Gestern besuchten Vertreter:innen der Arbeitsgemeinschaften Christlicher Kirchen von Zürich und St. Gallen-Appenzell das Radio- und Fernsehstudio Zürich Leutschenbach. Nebst einer Führung durch die Aufnahmeräume kam es auch zu einem längeren Gespräch mit dem SRF-Religionsexperten Norbert Bischofberger. Dass dieses Gespräch zustande kam, ist dem Konklave in Rom zu verdanken. Hätten die Kardinäle den neuen Papst Leo XIV. noch schneller gewählt, wären es wohl nicht mehr zur Audienz gekommen bei diesem sympathischen Redaktor und Moderator des Schweizer Fernsehens.

Doch mir ist während der Führung ein Detail ins Auge gesprungen, von dem ich erzählen will. Dort im SRF-Studio gibt es nicht nur Elektronik, sondern auch gewöhnliche Bücher. Es sind für diesen grossen Betrieb nicht besonders viele, aber sie laden ein zum Lesen. Seit ich an diesem Bücherschrank vorbeigekommen bin, weiss ich, dass das Jenseits im Leutschenbach zu finden ist. Dort auf einer Kiste steht: "JENSEITS" und etwas kleiner darunter: "BÜCHER ZU ENTSORGEN". "Jenseits" und "Entsorgen"; zwei religiöse Begriffe an einem unverdächtigen Ort. Die Leute dort scheinen Humor zu haben. 

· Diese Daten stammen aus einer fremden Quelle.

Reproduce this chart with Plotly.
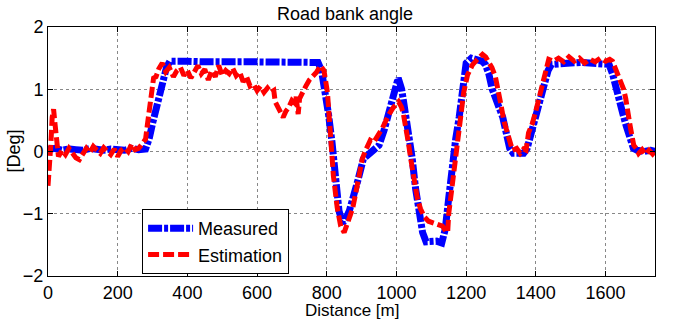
import plotly.graph_objects as go

# Measured road bank angle
meas_x = [0, 20, 40, 60, 80, 100, 120, 140, 160, 180, 200, 220, 240, 260, 280, 290, 300, 310, 320, 330,
          340, 350, 370, 400, 450, 500, 550, 600, 650, 700, 750, 775, 785, 795, 805, 815, 825, 835, 845,
          855, 865, 875, 890, 905, 920, 935, 950, 965, 980, 995, 1005, 1015, 1025, 1035, 1045, 1055, 1065,
          1075, 1085, 1100, 1115, 1130, 1140, 1150, 1160, 1170, 1180, 1190, 1200, 1215, 1230, 1245, 1255,
          1265, 1275, 1285, 1295, 1305, 1315, 1325, 1335, 1350, 1365, 1375, 1385, 1395, 1405, 1415, 1425,
          1435, 1445, 1470, 1500, 1530, 1560, 1590, 1610, 1620, 1630, 1640, 1650, 1660, 1670, 1680, 1690,
          1710, 1730, 1745]
meas_y = [0.03, 0.05, 0.02, 0.04, 0.03, 0.02, 0.05, 0.03, 0.02, 0.04, 0.03, 0.02, 0.05, 0.03, 0.04, 0.2,
          0.45, 0.7, 0.92, 1.12, 1.35, 1.45, 1.44, 1.45, 1.44, 1.45, 1.44, 1.44, 1.44, 1.44, 1.45, 1.43, 1.3,
          1.0, 0.6, 0.15, -0.45, -0.95, -1.15, -1.08, -0.95, -0.78, -0.45, -0.12, -0.05, 0.0, 0.1, 0.35, 0.7,
          1.05, 1.18, 1.0, 0.65, 0.35, -0.1, -0.6, -1.0, -1.3, -1.45, -1.45, -1.44, -1.47, -1.25, -0.75,
          -0.2, 0.2, 0.55, 1.1, 1.42, 1.5, 1.47, 1.45, 1.4, 1.25, 1.0, 0.85, 0.72, 0.55, 0.3, 0.05, -0.03,
          -0.02, -0.03, 0.05, 0.25, 0.5, 0.72, 0.95, 1.15, 1.3, 1.4, 1.42, 1.42, 1.43, 1.42, 1.42, 1.4, 1.25,
          1.0, 0.82, 0.6, 0.4, 0.2, 0.05, 0.02, 0.0, 0.02, 0.0]

# Estimated road bank angle
est_x = [0, 4, 8, 12, 16, 20, 25, 30, 40, 50, 60, 70, 80, 90, 100, 110, 120, 130, 140, 150, 160, 170,
         180, 190, 200, 210, 220, 230, 240, 250, 260, 270, 280, 285, 292, 298, 303, 310, 318, 328, 338,
         348, 360, 370, 380, 390, 400, 410, 420, 430, 440, 450, 460, 470, 480, 490, 500, 510, 520, 530,
         540, 550, 560, 570, 580, 590, 600, 610, 620, 630, 640, 648, 652, 660, 668, 675, 683, 690, 700,
         708, 712, 718, 722, 730, 740, 750, 760, 770, 782, 792, 802, 810, 819, 830, 840, 850, 858, 866,
         874, 882, 891, 902, 910, 917, 925, 935, 948, 960, 977, 990, 1006, 1014, 1020, 1027, 1034, 1042,
         1049, 1060, 1069, 1080, 1092, 1105, 1120, 1132, 1142, 1147, 1150, 1157, 1164, 1171, 1178, 1186,
         1193, 1204, 1218, 1232, 1247, 1256, 1264, 1274, 1284, 1292, 1300, 1308, 1315, 1322, 1333, 1345,
         1355, 1365, 1372, 1379, 1390, 1399, 1410, 1420, 1428, 1437, 1450, 1465, 1480, 1495, 1510, 1525,
         1540, 1555, 1570, 1585, 1600, 1612, 1620, 1630, 1638, 1645, 1652, 1658, 1664, 1668, 1672, 1681,
         1688, 1695, 1705, 1715, 1725, 1735, 1745]
est_y = [-0.55, -0.3, 0.1, 0.55, 0.68, 0.45, 0.05, -0.08, 0.02, -0.05, 0.05, -0.02, -0.1, -0.13, -0.02,
         0.05, -0.02, 0.08, 0.02, -0.03, 0.06, 0.0, -0.05, 0.04, -0.08, 0.02, 0.06, 0.0, 0.12, 0.03, 0.05,
         0.12, 0.2, 0.42, 0.7, 0.95, 1.18, 1.2, 1.33, 1.42, 1.28, 1.35, 1.2, 1.3, 1.35, 1.22, 1.3, 1.18,
         1.28, 1.38, 1.25, 1.32, 1.15, 1.3, 1.2, 1.38, 1.22, 1.3, 1.25, 1.34, 1.22, 1.28, 1.12, 1.2, 1.05,
         1.08, 0.98, 1.05, 0.95, 1.02, 0.95, 0.98, 0.8, 0.7, 0.62, 0.55, 0.65, 0.7, 0.82, 0.78, 0.88, 0.6,
         0.85, 0.95, 1.05, 1.15, 1.2, 1.27, 1.38, 1.3, 0.95, 0.2, -0.39, -0.9, -1.2, -1.3, -1.15, -1.05,
         -0.92, -0.7, -0.44, -0.12, 0.0, 0.1, 0.18, 0.15, 0.26, 0.38, 0.58, 0.7, 0.8, 0.72, 0.6, 0.4, 0.15,
         -0.15, -0.44, -0.75, -0.92, -1.05, -1.12, -1.15, -1.18, -1.2, -1.28, -1.3, -1.0, -0.7, -0.39,
         -0.05, 0.26, 0.6, 0.95, 1.23, 1.39, 1.48, 1.56, 1.52, 1.44, 1.35, 1.2, 1.0, 0.75, 0.5, 0.35, 0.18,
         0.02, 0.05, -0.03, 0.04, 0.02, 0.3, 0.45, 0.63, 0.88, 1.11, 1.3, 1.48, 1.45, 1.5, 1.44, 1.52, 1.45,
         1.5, 1.42, 1.48, 1.44, 1.5, 1.45, 1.48, 1.45, 1.3, 1.18, 1.1, 1.0, 0.85, 0.69, 0.5, 0.37, 0.1,
         0.05, -0.03, 0.03, -0.05, 0.02, -0.04, 0.03]

x_ticks = [0, 200, 400, 600, 800, 1000, 1200, 1400, 1600]
y_ticks = [-2, -1, 0, 1, 2]

fig = go.Figure()
fig.add_trace(go.Scatter(x=meas_x, y=meas_y, mode="lines", name="Measured",
                         line=dict(color="#0000ff", width=7, dash="14px,2px,4px,2px")))
fig.add_trace(go.Scatter(x=est_x, y=est_y, mode="lines", name="Estimation",
                         line=dict(color="#ff0000", width=5, dash="11px,4px")))

axis_common = dict(showline=True, linecolor="black", linewidth=1, mirror="ticks",
                   ticks="inside", ticklen=5, tickcolor="black",
                   showgrid=True, gridcolor="#888888", griddash="dot", gridwidth=1,
                   zeroline=False, automargin=False, tickfont=dict(size=18, color="black"))

fig.update_layout(
    width=675, height=320,
    margin=dict(l=48, r=20, t=27, b=44),
    paper_bgcolor="white", plot_bgcolor="white",
    font=dict(family="Liberation Sans, Arial, sans-serif", size=18, color="black"),
    title=dict(text="Road bank angle", x=(345 - 48) / 607, xref="paper", xanchor="center",
               y=1 - 14 / 320, yref="container", yanchor="middle", font=dict(size=18)),
    xaxis=dict(range=[0, 1742], tickvals=x_ticks, **axis_common),
    yaxis=dict(range=[-2, 2], tickvals=y_ticks, **axis_common),
    legend=dict(x=0.155, y=0.008, xanchor="left", yanchor="bottom",
                bgcolor="white", bordercolor="black", borderwidth=1,
                font=dict(size=18), tracegroupgap=0, itemwidth=45),
    showlegend=True,
    annotations=[
        dict(text="Distance [m]", xref="paper", yref="paper", x=0.5, y=-(310 - 276) / 249,
             xanchor="center", yanchor="middle", showarrow=False, font=dict(size=17)),
        dict(text="[Deg]", xref="paper", yref="paper", x=-(48 - 13) / 607, y=0.5,
             xanchor="center", yanchor="middle", showarrow=False, textangle=-90,
             font=dict(size=18)),
    ],
)

fig.write_html("out.html")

Ob das Kästchen ein magischer Durchlass ins Jenseits ist? In ihr lagen gerade keine Bücher. Verschwinden sie, wenn sie hineingelegt werden, und tauchen auf der anderen Seite der Wirklichkeit wieder auf, entweder im Himmel oder in der Hölle oder im Nirvana? Vermutlich geht das nicht magisch vor sich, sondern händisch. So ist doch die Aussage "Bücher zu entsorgen" eher als Imperativ zu verstehen. Sonst müsste es "Bücher zum Entsorgen" heissen.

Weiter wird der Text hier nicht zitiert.